I am a white person living in Chicago. I became a member of the National People’s Democratic Uhuru Movement, whose Chicago branch was led by Fred Hampton Jr. before he was imprisoned, because I’m sickened by the physical and economic violence carried out against African, Mexican, and Puerto Rican people by the system and by regular white people like the ones who beat 13-year-old Lenard Clark nearly to death.
I’m honored to be able to participate in and contribute to an organization led by the black community that stands up for the right of African people to economic development, as opposed to the policy of police containment imposed on African and other oppressed communities by Daley and the Democratic Party.
I’m disgusted by the anonymous “left-winger” who Langer quoted that said “Sounds to me like the kid did it.” Fred Hampton Jr. was convicted of a so-called firebombing which was never reported to the Fire Department, the store suffered no damage, and there were no injuries. Did what?!? To make a statement like that without letting your name be used is typical of the COINTELPRO tactics used by J. Edgar Hoover’s FBI and the Chicago police to discredit and attack the Panthers 30 years ago. It is a dishonorable form of journalism to print it. Why wouldn’t this white leftist let his name be used and be accountable for his position? Perhaps he is among those who have made a career for themselves after the destruction of the Panthers and the Black Power movement of the 60s and who, today, would rather not see regular black people coming back into political life with their own independent program and strategy.
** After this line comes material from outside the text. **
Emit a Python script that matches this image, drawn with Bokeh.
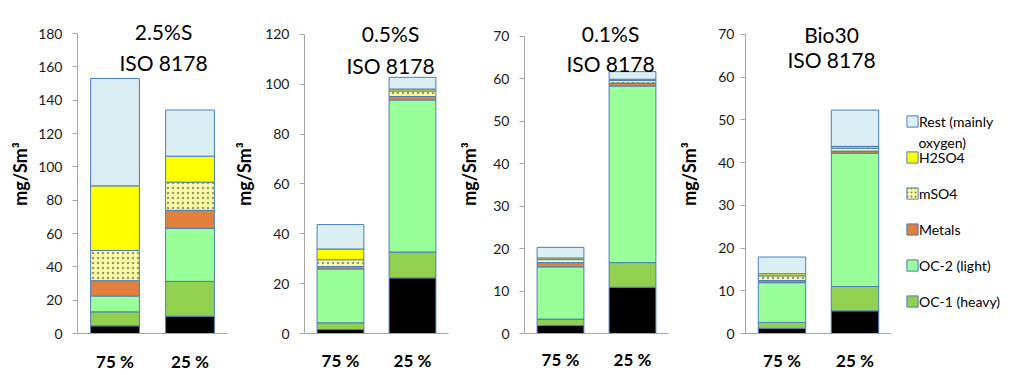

Notwithstanding Langer’s confusion upon being confronted with Fred Hampton Jr. and his message, Fred Hampton Jr. has shown himself to be his father’s son. He is the living proof of his father’s famous words, “You can kill a revolutionary but you can’t kill the revolution!” Before his imprisonment, Fred Jr. had begun to rebuild the movement for black rights, bringing young black people into the Uhuru House in great numbers for political education, organizing, and the opportunity for cultural expression and building unity.
Even under the most repressive conditions inside of the Illinois prison system, he just last month organized a nationwide call-in that succeeded in forcing Stateville to make repairs to rectify life-threatening health conditions that prisoners had endured for years.
I think that a leader like Fred Hampton Jr., who puts the needs of the community above his own, is needed here in Chicago. An effort is being made to file an appeal. Funds and legal expertise are needed. I hope that everyone who wants to take a principled stand for justice and freedom for all people, instead of one group at the expense of another, will lend support to the campaign to gain his release.